Model does not train properly when explicitly applying the gradients

Hi all,
I’m trying to constrain the weight of my model by explicitly applying the gradient; shower, this is not working and I can’t figure out why.

I’m defining the model with the following function:

def init_model(num_hidden_layers=2, num_neurons_per_layer=64):
    model = tf.keras.Sequential()
    model.add(tf.keras.Input(shape=(2,)) )  
    for _ in range(num_hidden_layers):
        model.add(tf.keras.layers.Dense(num_neurons_per_layer, activation=tf.keras.layers.LeakyReLU( ),kernel_initializer="glorot_uniform")  )    
    model.add(tf.keras.layers.Dense(1,kernel_initializer="glorot_uniform"))    
    return model

When using the fit method, the loss function decreases and the model fits the data:

Nepochs = 1500
lr      = 0.001

def my_loss(u_true, u_pred):
    return tf.math.reduce_mean(tf.math.square(u_true - u_pred))

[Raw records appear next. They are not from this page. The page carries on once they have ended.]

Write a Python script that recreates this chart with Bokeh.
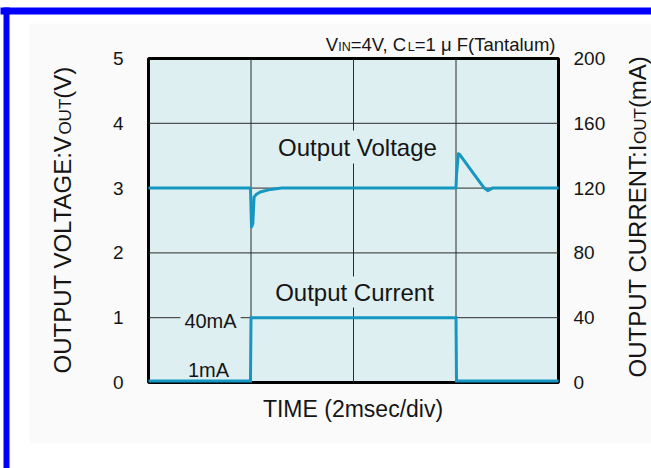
import math
from bokeh.plotting import figure
from bokeh.models import Range1d, LinearAxis, FixedTicker, Label, BoxAnnotation
from bokeh.embed import file_html
from bokeh.resources import INLINE

# ---------------- data ----------------
time_v = [0.0, 1.99, 2.01, 2.035, 2.06, 2.10, 2.18, 2.38, 2.60, 6.00, 6.01, 6.045, 6.07, 6.30, 6.54, 6.62, 6.71, 8.0]
vout = [3.0, 3.0, 2.40, 2.45, 2.86, 2.90, 2.94, 2.98, 3.0, 3.0, 3.20, 3.53, 3.52, 3.27, 3.01, 2.96, 3.0, 3.0]
time_i = [0.0, 1.99, 2.00, 6.00, 6.01, 8.0]
iout = [1, 1, 40, 40, 1, 1]
v_ticks = [0, 1, 2, 3, 4, 5]
i_ticks = [0, 40, 80, 120, 160, 200]
t_grid = [2, 4, 6]
v_grid = [1, 2, 3, 4]

# ---------------- geometry ----------------
W, H = 651, 468
FL, FR, FT, FB = 148, 558, 58, 382          # plot area in canvas pixels
X0, X1 = 0, 8                                # time range (ms)
Y0, Y1 = v_ticks[0], v_ticks[-1]             # voltage range
I0, I1 = i_ticks[0], i_ticks[-1]             # current range
FONT = "Liberation Sans"
TRACE = "#1597c2"
PLOT_BG = "#ddeff0"
INK = "#151515"


def dx(px):
    return X0 + (px - FL) * (X1 - X0) / (FR - FL)


def dy(py):
    return Y0 + (FB - py) * (Y1 - Y0) / (FB - FT)


AW = {' ': 278, '(': 333, ')': 333, ':': 278, ',': 278, '=': 584, '/': 278,
      'A': 667, 'C': 722, 'E': 667, 'F': 611, 'G': 778, 'I': 278, 'L': 556,
      'N': 722, 'O': 778, 'P': 667, 'R': 722, 'T': 611, 'U': 722, 'V': 667,
      'a': 556, 'l': 222, 'm': 833, 'n': 556, 't': 278, 'u': 556, 'μ': 576}
for d in "0123456789":
    AW[d] = 556


def tw(s, size):
    return sum(AW.get(c, 556) for c in s) / 1000.0 * size


CAP = 0.716

k = (I1 - I0) / (Y1 - Y0)
p = figure(width=W, height=H,
           x_range=Range1d(dx(0), dx(W)), y_range=Range1d(dy(H), dy(0)),
           x_axis_location=None, y_axis_location=None,
           output_backend="svg", toolbar_location=None,
           min_border=0)
p.extra_y_ranges = {"cur": Range1d(I0 + dy(H) * k, I0 + dy(0) * k)}
p.outline_line_color = None
p.background_fill_color = "#fafafa"
p.border_fill_color = "#fafafa"
p.grid.visible = False

# page panel / blue border
for l, r, t, b, c in ((-10, 29, 470, -10, "white"), (-10, 660, 23, -10, "white"),
                      (-10, 660, 470, 443, "white"),
                      (3, 9, 7, 470, "#0000ff"), (-10, 660, 7, 14, "#0000ff")):
    p.add_layout(BoxAnnotation(left=dx(l), right=dx(r), top=dy(t), bottom=dy(b),
                               fill_color=c, fill_alpha=1, line_color=None, level="underlay"))

# plot area
p.add_layout(BoxAnnotation(left=X0, right=X1, bottom=Y0, top=Y1, fill_color=PLOT_BG, fill_alpha=1,
                           line_color="black", line_width=3, line_alpha=1, level="underlay"))

# grid lines
p.segment(x0=t_grid, y0=[Y0] * len(t_grid), x1=t_grid, y1=[Y1] * len(t_grid),
          line_color="#2a2a2a", line_width=1)
p.segment(x0=[X0] * len(v_grid), y0=v_grid, x1=[X1] * len(v_grid), y1=v_grid,
          line_color="#2a2a2a", line_width=1)

# axes (placed on the plot-area edges)
ax_l = LinearAxis(ticker=FixedTicker(ticks=v_ticks), fixed_location=X0)
ax_r = LinearAxis(y_range_name="cur", ticker=FixedTicker(ticks=i_ticks), fixed_location=X1)
p.add_layout(ax_l, "left")
p.add_layout(ax_r, "right")
for ax, so in ((ax_l, 19), (ax_r, 9)):
    ax.axis_line_color = None
    ax.major_tick_line_color = None
    ax.minor_tick_line_color = None
    ax.major_label_text_font = FONT
    ax.major_label_text_font_size = "19px"
    ax.major_label_text_color = INK
    ax.major_label_standoff = so

# traces
p.line(time_v, vout, line_color=TRACE, line_width=3, line_join="round")
p.line(time_i, iout, line_color=TRACE, line_width=3, line_join="miter", y_range_name="cur")


def lab(text, px, py, size, align="left", angle=0.0, bg=None, pad=0):
    """px, py: canvas position of the text's start (or centre) and its cap-height middle."""
    kw = {}
    if bg is not None:
        kw = dict(background_fill_color=bg, background_fill_alpha=1, padding=pad)
    p.add_layout(Label(x=dx(px), y=dy(py), text=text, text_font=FONT,
                       text_font_size=f"{size}px", text_color=INK, text_align=align,
                       text_baseline="middle", angle=angle, **kw))


# in-plot annotations
lab("Output Voltage", 357, 146.5, 24, align="center", bg=PLOT_BG, pad=3)
lab("Output Current", 354, 291.5, 24, align="center", bg=PLOT_BG, pad=2)
lab("40mA", 210, 320, 20, align="center", bg=PLOT_BG, pad=4)
lab("1mA", 208, 369.5, 20, align="center")

# x title
lab("TIME (2msec/div)", 352.5, 408, 23, align="center")

# title with small-cap subscripts (right aligned to the plot area, common baseline)
t_runs = [("V", 18.5), ("IN", 12.5), ("=4V, C", 18.5), ("L", 12.5), ("=1 μ F(Tantalum)", 18.5)]
base = 50.5
total = sum(tw(s, sz) for s, sz in t_runs)
cx = FR - 1 - total
for s, sz in t_runs:
    lab(s, cx, base - CAP * sz / 2, sz)
    cx += tw(s, sz)


# rotated axis titles (reading bottom to top, common baseline)
def vlab(runs, base_x, py0):
    cy = py0
    prev = None
    for s, sz in runs:
        if prev is not None and sz < prev:
            cy += 2.5          # tighten the join before a small-cap run
        lab(s, base_x - CAP * sz / 2, cy, sz, angle=math.pi / 2)
        cy -= tw(s, sz)
        prev = sz


vlab([("OUTPUT VOLTAGE:V", 24), ("OUT", 17), ("(V)", 24)], 62 + CAP * 24 / 2, 373)
vlab([("OUTPUT CURRENT:I", 24), ("OUT", 17), ("(mA)", 24)], 637 + CAP * 24 / 2, 377)

open("out.html", "w").write(file_html(p, INLINE))
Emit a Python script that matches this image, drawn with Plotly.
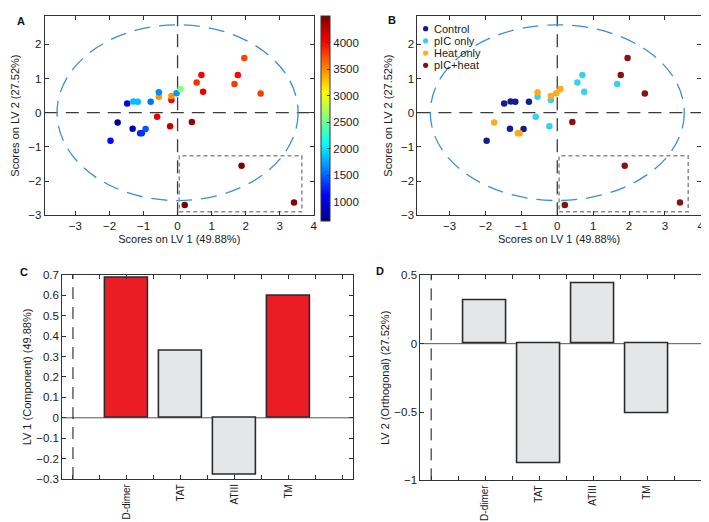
import plotly.graph_objects as go

W, H = 709, 522

# ---------------- data ----------------
group_names = ["Control", "pIC only", "Heat only", "pIC+heat"]

ctrl_x = [-1.48, -1.30, -1.17, -0.79, -1.32, -0.94, -1.97]
ctrl_y = [0.27, 0.33, 0.32, 0.32, -0.47, -0.48, -0.82]
ctrl_z = [1050, 1850, 1850, 1550, 900, 1450, 1150]

pic_x = [-0.55, -0.18, -0.60, -0.22, 0.56, 0.70, 0.75, 1.67]
pic_y = [0.47, 0.37, -0.12, -0.40, 0.88, 1.10, 0.61, 0.84]
pic_z = [3450, 4050, 4100, 4250, 3850, 4050, 4100, 3800]

heat_x = [-1.76, -1.10, -1.05, -0.55, -0.18, -0.03, 0.09]
heat_y = [-0.29, -0.60, -0.60, 0.60, 0.49, 0.57, 0.69]
heat_z = [750, 1250, 1300, 1650, 3450, 1700, 2600]

ph_x = [0.42, 1.77, 1.96, 2.44, 1.88, 0.21, 3.42]
ph_y = [-0.27, 1.10, 1.60, 0.56, -1.55, -2.70, -2.63]
ph_z = [4400, 4000, 3770, 3800, 4500, 4500, 4480]

variables = ["D-dimer", "TAT", "ATIII", "TM"]
lv1_loadings = [0.683, 0.327, -0.280, 0.595]
lv2_loadings = [0.320, -0.877, 0.439, -0.510]
lv1_significant = [True, False, False, True]

cbar_ticks = [1000, 1500, 2000, 2500, 3000, 3500, 4000]
score_xticks = [-3, -2, -1, 0, 1, 2, 3, 4]
score_yticks = [-3, -2, -1, 0, 1, 2]

# confidence ellipse semi-axes and highlighted region
ell_a, ell_b = 3.54, 2.57
box_x0, box_x1, box_y0, box_y1 = 0.05, 3.65, -2.90, -1.26

# ---------------- styling ----------------
FONT = "Liberation Sans, Arial, Helvetica, sans-serif"
TXT = "#1a1a1a"
AXC = "#333333"
group_colors = ["#121c8a", "#33d2f2", "#ffab1a", "#8a0f0f"]
jet = [[0.0, "#000080"], [0.125, "#0000ff"], [0.375, "#00ffff"],
       [0.625, "#ffff00"], [0.875, "#ff0000"], [1.0, "#800000"]]
RED, GREY = "#ec1c24", "#e5e6e7"


def dom_x(a, b):
    return [a / W, b / W]


def dom_y(top, bot):
    return [1 - bot / H, 1 - top / H]


fig = go.Figure()

groups = [(ctrl_x, ctrl_y, ctrl_z), (pic_x, pic_y, pic_z),
          (heat_x, heat_y, heat_z), (ph_x, ph_y, ph_z)]

# Panel A: coloured by value
all_x = sum([g[0] for g in groups], [])
all_y = sum([g[1] for g in groups], [])
all_z = sum([g[2] for g in groups], [])
fig.add_trace(go.Scatter(x=all_x, y=all_y, mode="markers", xaxis="x", yaxis="y",
                         marker=dict(size=6.5, color=all_z, coloraxis="coloraxis"),
                         showlegend=False))

# Panel B: coloured by group
for name, (gx, gy, gz), col in zip(group_names, groups, group_colors):
    fig.add_trace(go.Scatter(x=gx, y=gy, mode="markers", xaxis="x2", yaxis="y2",
                             name=name, marker=dict(size=6.5, color=col),
                             showlegend=False))

# Panels C, D: loadings
pos = [i + 1 for i in range(len(variables))]
fig.add_trace(go.Bar(x=pos, y=lv1_loadings, xaxis="x3", yaxis="y3", width=0.8,
                     marker=dict(color=[RED if s else GREY for s in lv1_significant],
                                 line=dict(color="#2b2b2b", width=1.6)),
                     showlegend=False))
fig.add_trace(go.Bar(x=pos, y=lv2_loadings, xaxis="x4", yaxis="y4", width=0.8,
                     marker=dict(color=GREY, line=dict(color="#2b2b2b", width=1.6)),
                     showlegend=False))

tickfont = dict(family=FONT, size=11.5, color=TXT)
catfont = dict(family=FONT, size=10, color=TXT)
titlefont = dict(family=FONT, size=11, color=TXT)

axis_common = dict(showline=True, linecolor=AXC, linewidth=1, mirror="ticks",
                   ticks="inside", ticklen=4, tickcolor=AXC, tickwidth=1,
                   showgrid=False, zeroline=False)

half_ticks = [i * 0.5 for i in range(11)]
half_text = []
for t in half_ticks:
    if float(t).is_integer() and 1 <= int(t) <= len(variables):
        half_text.append(variables[int(t) - 1])
    else:
        half_text.append("")

layout = dict(
    width=W, height=H, margin=dict(l=0, r=0, t=0, b=0),
    paper_bgcolor="white", plot_bgcolor="white",
    font=dict(family=FONT, color=TXT),
    showlegend=False, bargap=0,
    coloraxis=dict(colorscale=jet, cmin=640, cmax=4500,
                   colorbar=dict(x=315 / W, xanchor="left", y=1 - 2 / H, yanchor="top",
                                 len=205, lenmode="pixels", thickness=9,
                                 thicknessmode="pixels", xpad=0, ypad=0,
                                 outlinewidth=1, outlinecolor=AXC,
                                 ticks="inside", ticklen=3, tickcolor=AXC,
                                 tickvals=cbar_ticks, tickfont=tickfont)),
    xaxis=dict(domain=dom_x(37, 307.5), range=[-3.9, 4], tickvals=score_xticks,
               anchor="y", tickfont=tickfont,
               title=dict(text="Scores on LV 1 (49.88%)", font=titlefont, standoff=4),
               **axis_common),
    yaxis=dict(domain=dom_y(2, 206), range=[-3, 2.83], tickvals=score_yticks,
               anchor="x", tickfont=tickfont,
               title=dict(text="Scores on LV 2 (27.52%)", font=titlefont, standoff=6),
               **axis_common),
    xaxis2=dict(domain=dom_x(411.7, 696.7), range=[-3.9, 4], tickvals=score_xticks,
                anchor="y2", tickfont=tickfont,
                title=dict(text="Scores on LV 1 (49.88%)", font=titlefont, standoff=4),
                **axis_common),
    yaxis2=dict(domain=dom_y(2, 206), range=[-3, 2.83], tickvals=score_yticks,
                anchor="x2", tickfont=tickfont,
                title=dict(text="Scores on LV 2 (27.52%)", font=titlefont, standoff=6),
                **axis_common),
    xaxis3=dict(domain=dom_x(54.5, 347), range=[-0.2, 5.2], tickvals=half_ticks,
                ticktext=half_text, tickangle=-90, anchor="y3", tickfont=catfont,
                **axis_common),
    yaxis3=dict(domain=dom_y(267, 476), range=[-0.3, 0.7], dtick=0.1, tick0=0,
                anchor="x3", tickfont=tickfont,
                title=dict(text="LV 1 (Component) (49.88%)", font=titlefont, standoff=2),
                **axis_common),
    xaxis4=dict(domain=dom_x(414.7, 708), range=[-0.2, 5.2], tickvals=half_ticks,
                ticktext=half_text, tickangle=-90, anchor="y4", tickfont=catfont,
                **axis_common),
    yaxis4=dict(domain=dom_y(267.5, 477.3), range=[-1, 0.5], tickvals=[-1, -0.5, 0, 0.5],
                anchor="x4", tickfont=tickfont,
                title=dict(text="LV 2 (Orthogonal) (27.52%)", font=titlefont, standoff=2),
                **axis_common),
)
fig.update_layout(**layout)

shapes = []
for xr, yr in [("x", "y"), ("x2", "y2")]:
    # confidence ellipse
    shapes.append(dict(type="circle", xref=xr, yref=yr, x0=-ell_a, x1=ell_a, y0=-ell_b, y1=ell_b,
                       line=dict(color="#3a8fd3", width=1.3, dash="16px,9px"), layer="below"))
    # crosshair
    shapes.append(dict(type="line", xref=xr, yref=yr + " domain", x0=0, x1=0, y0=0, y1=1,
                       line=dict(color="#3a3a3a", width=1.3, dash="13px,8px"), layer="below"))
    shapes.append(dict(type="line", xref=xr + " domain", yref=yr, x0=0, x1=1, y0=0, y1=0,
                       line=dict(color="#3a3a3a", width=1.3, dash="13px,8px"), layer="below"))
    # highlighted region
    shapes.append(dict(type="rect", xref=xr, yref=yr, x0=box_x0, x1=box_x1, y0=box_y0, y1=box_y1,
                       line=dict(color="#8c8c8c", width=1.5, dash="4px,3px"), layer="below"))

for xr, yr in [("x3", "y3"), ("x4", "y4")]:
    shapes.append(dict(type="line", xref=xr + " domain", yref=yr, x0=0, x1=1, y0=0, y1=0,
                       line=dict(color="#555555", width=1), layer="below"))
    shapes.append(dict(type="line", xref=xr, yref=yr + " domain", x0=0, x1=0, y0=0, y1=1,
                       line=dict(color="#111111", width=1, dash="12px,8px"), layer="below"))

# manual compact legend for panel B
leg_x = 420 / W
leg_y0 = 15
leg_step = 12.5
annotations = []
for i, (name, col) in enumerate(zip(group_names, group_colors)):
    yy = 1 - (leg_y0 + i * leg_step) / H
    shapes.append(dict(type="circle", xref="paper", yref="paper", xsizemode="pixel",
                       ysizemode="pixel", xanchor=leg_x, yanchor=yy, x0=-2.6, x1=2.6,
                       y0=-2.6, y1=2.6, fillcolor=col, line=dict(width=0)))
    annotations.append(dict(x=426 / W, y=yy, xref="paper", yref="paper", text=name,
                            showarrow=False, xanchor="left", yanchor="middle",
                            font=dict(family=FONT, size=11, color=TXT)))

for lab, lx, ly in [("A", 13, 7), ("B", 386, 6), ("C", 16, 264), ("D", 374, 263)]:
    annotations.append(dict(x=lx / W, y=1 - ly / H, xref="paper", yref="paper", text="<b>%s</b>" % lab,
                            showarrow=False, xanchor="center", yanchor="middle",
                            font=dict(family=FONT, size=11, color="#111111")))

fig.update_layout(shapes=shapes, annotations=annotations)
fig.write_html("out.html")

model_0 = init_model(num_hidden_layers=2, num_neurons_per_layer=64)
optim_0 = tf.keras.optimizers.Adam(learning_rate=lr)
model_0.compile(loss=my_loss, optimizer=optim_0)
model_0.summary()
history_0 = model_0.fit(X_train,u_train,validation_data=(X_test.numpy(),u_test.numpy()),epochs=Nepochs, batch_size=X_train.shape[0])

When I explicitly specify and apply the gradient, the loss function stagnates and the output does not fit the data (it is uniform everywhere):

Nepochs = 1500
lr      = 0.001

def compute_loss(model, X_data, u_data):
    u_pred = model(X_data)
    loss = tf.math.reduce_mean(tf.math.square(u_data - u_pred))
    return loss

@tf.function
def training(model, optim, X_train, u_train, X_test=None, u_test=None):
    if X_test is not None:
        validation_loss  = compute_loss(model, X_test, u_test )
    else:
        validation_loss = None    
    with tf.GradientTape(persistent=True) as tape:
        tape.watch(model.trainable_variables)
        loss = compute_loss(model, X_train, u_train )
    grad_theta = tape.gradient(loss, model.trainable_variables)
    optim.apply_gradients(zip(grad_theta, model.trainable_variables))        
    return loss,validation_loss

model_G = init_model(num_hidden_layers=2, num_neurons_per_layer=64)
optim_G = tf.keras.optimizers.Adam(learning_rate=lr)
model_G.summary()

hist = {'val_loss':[],'loss':[]}
for i in range(Nepochs+1):
    loss, val_loss = training(model_G,optim_G,X_train,u_train,X_test,u_test)
    hist['loss'].append(loss.numpy())
    hist['val_loss'].append(val_loss.numpy())
    if val_loss is not None:
        print('It {:05d}: loss = {:10.8e}, validation loss = {:10.8e} '.format(i,loss,val_loss))
    else:
        print('It {:05d}: loss = {:10.8e}'.format(i,loss))

Why do the two versions provide different results?

Thanks for the help.

Cesare

I found that expanding the dimension of the targets as follows:

u_train = tf.expand_dims(u_train,axis=-1)
u_test = tf.expand_dims(u_test,axis=-1)

the model training properly and the loss functions are correctly evaluated.
u_train and u_test previously had shapes equal to the number of entries N only; by expanding the dimension, the shape now is (N,1).

using fit the code works with both; when explicitly using the gradient, only with targets of shape (N,1).